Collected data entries
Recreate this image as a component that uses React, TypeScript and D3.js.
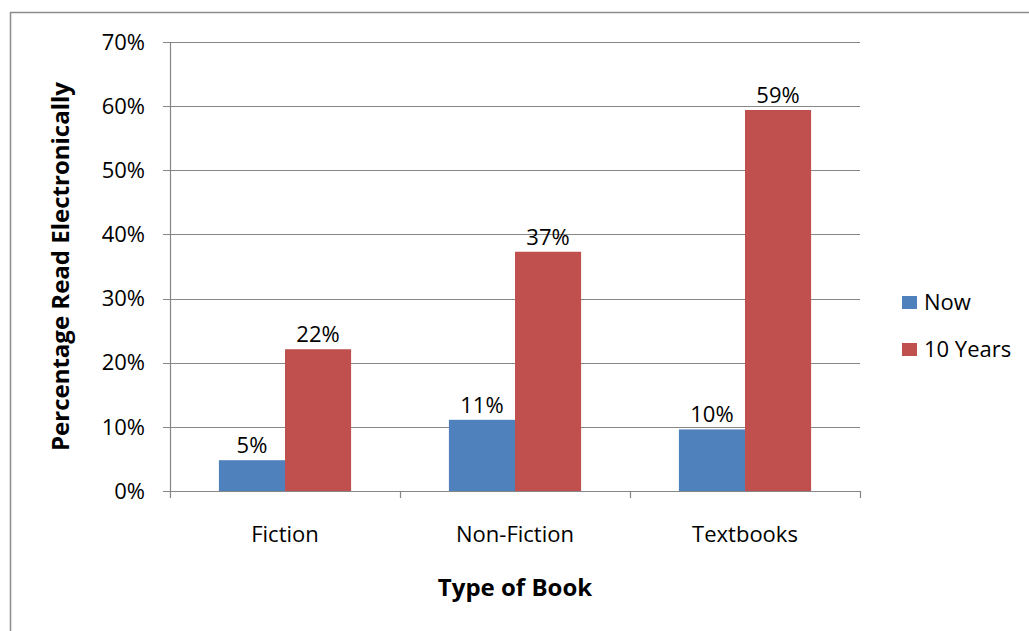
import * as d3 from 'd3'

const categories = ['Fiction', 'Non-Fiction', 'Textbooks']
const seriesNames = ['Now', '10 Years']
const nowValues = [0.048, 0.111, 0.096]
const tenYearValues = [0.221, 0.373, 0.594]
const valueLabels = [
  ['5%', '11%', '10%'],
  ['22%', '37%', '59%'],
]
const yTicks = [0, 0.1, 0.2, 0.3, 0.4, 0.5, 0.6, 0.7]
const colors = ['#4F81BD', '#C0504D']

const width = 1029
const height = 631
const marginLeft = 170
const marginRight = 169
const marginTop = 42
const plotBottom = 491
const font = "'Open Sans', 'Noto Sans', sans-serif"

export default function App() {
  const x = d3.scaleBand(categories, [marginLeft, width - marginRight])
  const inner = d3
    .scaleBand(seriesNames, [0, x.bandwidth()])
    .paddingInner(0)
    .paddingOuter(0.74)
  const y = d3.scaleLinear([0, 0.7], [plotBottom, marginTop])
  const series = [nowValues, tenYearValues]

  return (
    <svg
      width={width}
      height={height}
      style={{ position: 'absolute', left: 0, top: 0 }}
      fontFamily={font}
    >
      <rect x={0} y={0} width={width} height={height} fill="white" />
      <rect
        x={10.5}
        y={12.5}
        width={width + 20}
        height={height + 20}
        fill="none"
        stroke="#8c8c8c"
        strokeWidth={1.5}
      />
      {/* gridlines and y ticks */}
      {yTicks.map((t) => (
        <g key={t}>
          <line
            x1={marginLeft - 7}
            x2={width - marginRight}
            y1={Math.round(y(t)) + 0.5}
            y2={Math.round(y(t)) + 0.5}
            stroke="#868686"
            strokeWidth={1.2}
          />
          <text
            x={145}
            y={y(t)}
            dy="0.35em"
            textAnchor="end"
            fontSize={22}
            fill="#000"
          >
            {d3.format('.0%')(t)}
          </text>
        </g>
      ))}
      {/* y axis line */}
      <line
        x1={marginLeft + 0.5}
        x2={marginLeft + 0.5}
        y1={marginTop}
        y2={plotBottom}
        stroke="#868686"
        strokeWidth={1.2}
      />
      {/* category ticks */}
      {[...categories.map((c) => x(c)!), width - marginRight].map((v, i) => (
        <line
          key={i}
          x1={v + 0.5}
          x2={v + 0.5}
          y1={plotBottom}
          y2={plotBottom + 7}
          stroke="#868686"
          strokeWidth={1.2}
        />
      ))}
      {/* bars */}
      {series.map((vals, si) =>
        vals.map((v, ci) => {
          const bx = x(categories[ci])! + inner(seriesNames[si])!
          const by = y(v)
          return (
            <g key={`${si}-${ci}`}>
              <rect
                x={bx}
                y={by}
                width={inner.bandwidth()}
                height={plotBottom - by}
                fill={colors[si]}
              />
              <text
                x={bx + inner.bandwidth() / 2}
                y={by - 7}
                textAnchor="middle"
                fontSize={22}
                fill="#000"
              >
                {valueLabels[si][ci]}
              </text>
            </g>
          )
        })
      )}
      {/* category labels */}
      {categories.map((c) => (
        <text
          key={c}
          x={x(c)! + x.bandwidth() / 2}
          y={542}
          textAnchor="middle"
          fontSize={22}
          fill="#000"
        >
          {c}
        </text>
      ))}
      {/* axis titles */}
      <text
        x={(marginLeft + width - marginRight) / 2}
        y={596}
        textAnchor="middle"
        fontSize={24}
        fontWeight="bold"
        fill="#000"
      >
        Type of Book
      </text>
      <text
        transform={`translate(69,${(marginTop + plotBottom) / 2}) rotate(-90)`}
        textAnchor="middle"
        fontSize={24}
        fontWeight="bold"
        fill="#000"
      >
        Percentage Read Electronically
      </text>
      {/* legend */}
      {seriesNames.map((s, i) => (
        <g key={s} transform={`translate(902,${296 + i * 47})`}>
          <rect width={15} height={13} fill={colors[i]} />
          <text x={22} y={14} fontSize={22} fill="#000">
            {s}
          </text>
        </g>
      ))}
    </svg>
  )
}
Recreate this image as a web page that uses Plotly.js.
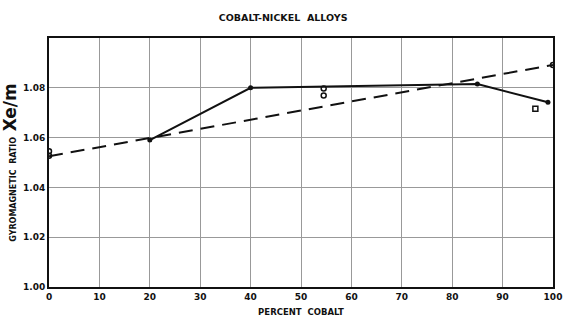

**WORK TO DO:**
Quote every line word for word and keep the images out of the copy.

**OUTPUT OF THE TASK:**
Recreate this image as a component that uses React, TypeScript and D3.js.
import * as d3 from 'd3'

const categories = ['Fiction', 'Non-Fiction', 'Textbooks']
const seriesNames = ['Now', '10 Years']
const nowValues = [0.048, 0.111, 0.096]
const tenYearValues = [0.221, 0.373, 0.594]
const valueLabels = [
  ['5%', '11%', '10%'],
  ['22%', '37%', '59%'],
]
const yTicks = [0, 0.1, 0.2, 0.3, 0.4, 0.5, 0.6, 0.7]
const colors = ['#4F81BD', '#C0504D']

const width = 1029
const height = 631
const marginLeft = 170
const marginRight = 169
const marginTop = 42
const plotBottom = 491
const font = "'Open Sans', 'Noto Sans', sans-serif"

export default function App() {
  const x = d3.scaleBand(categories, [marginLeft, width - marginRight])
  const inner = d3
    .scaleBand(seriesNames, [0, x.bandwidth()])
    .paddingInner(0)
    .paddingOuter(0.74)
  const y = d3.scaleLinear([0, 0.7], [plotBottom, marginTop])
  const series = [nowValues, tenYearValues]

  return (
    <svg
      width={width}
      height={height}
      style={{ position: 'absolute', left: 0, top: 0 }}
      fontFamily={font}
    >
      <rect x={0} y={0} width={width} height={height} fill="white" />
      <rect
        x={10.5}
        y={12.5}
        width={width + 20}
        height={height + 20}
        fill="none"
        stroke="#8c8c8c"
        strokeWidth={1.5}
      />
      {/* gridlines and y ticks */}
      {yTicks.map((t) => (
        <g key={t}>
          <line
            x1={marginLeft - 7}
            x2={width - marginRight}
            y1={Math.round(y(t)) + 0.5}
            y2={Math.round(y(t)) + 0.5}
            stroke="#868686"
            strokeWidth={1.2}
          />
          <text
            x={145}
            y={y(t)}
            dy="0.35em"
            textAnchor="end"
            fontSize={22}
            fill="#000"
          >
            {d3.format('.0%')(t)}
          </text>
        </g>
      ))}
      {/* y axis line */}
      <line
        x1={marginLeft + 0.5}
        x2={marginLeft + 0.5}
        y1={marginTop}
        y2={plotBottom}
        stroke="#868686"
        strokeWidth={1.2}
      />
      {/* category ticks */}
      {[...categories.map((c) => x(c)!), width - marginRight].map((v, i) => (
        <line
          key={i}
          x1={v + 0.5}
          x2={v + 0.5}
          y1={plotBottom}
          y2={plotBottom + 7}
          stroke="#868686"
          strokeWidth={1.2}
        />
      ))}
      {/* bars */}
      {series.map((vals, si) =>
        vals.map((v, ci) => {
          const bx = x(categories[ci])! + inner(seriesNames[si])!
          const by = y(v)
          return (
            <g key={`${si}-${ci}`}>
              <rect
                x={bx}
                y={by}
                width={inner.bandwidth()}
                height={plotBottom - by}
                fill={colors[si]}
              />
              <text
                x={bx + inner.bandwidth() / 2}
                y={by - 7}
                textAnchor="middle"
                fontSize={22}
                fill="#000"
              >
                {valueLabels[si][ci]}
              </text>
            </g>
          )
        })
      )}
      {/* category labels */}
      {categories.map((c) => (
        <text
          key={c}
          x={x(c)! + x.bandwidth() / 2}
          y={542}
          textAnchor="middle"
          fontSize={22}
          fill="#000"
        >
          {c}
        </text>
      ))}
      {/* axis titles */}
      <text
        x={(marginLeft + width - marginRight) / 2}
        y={596}
        textAnchor="middle"
        fontSize={24}
        fontWeight="bold"
        fill="#000"
      >
        Type of Book
      </text>
      <text
        transform={`translate(69,${(marginTop + plotBottom) / 2}) rotate(-90)`}
        textAnchor="middle"
        fontSize={24}
        fontWeight="bold"
        fill="#000"
      >
        Percentage Read Electronically
      </text>
      {/* legend */}
      {seriesNames.map((s, i) => (
        <g key={s} transform={`translate(902,${296 + i * 47})`}>
          <rect width={15} height={13} fill={colors[i]} />
          <text x={22} y={14} fontSize={22} fill="#000">
            {s}
          </text>
        </g>
      ))}
    </svg>
  )
}
Recreate this image as a web page that uses Plotly.js.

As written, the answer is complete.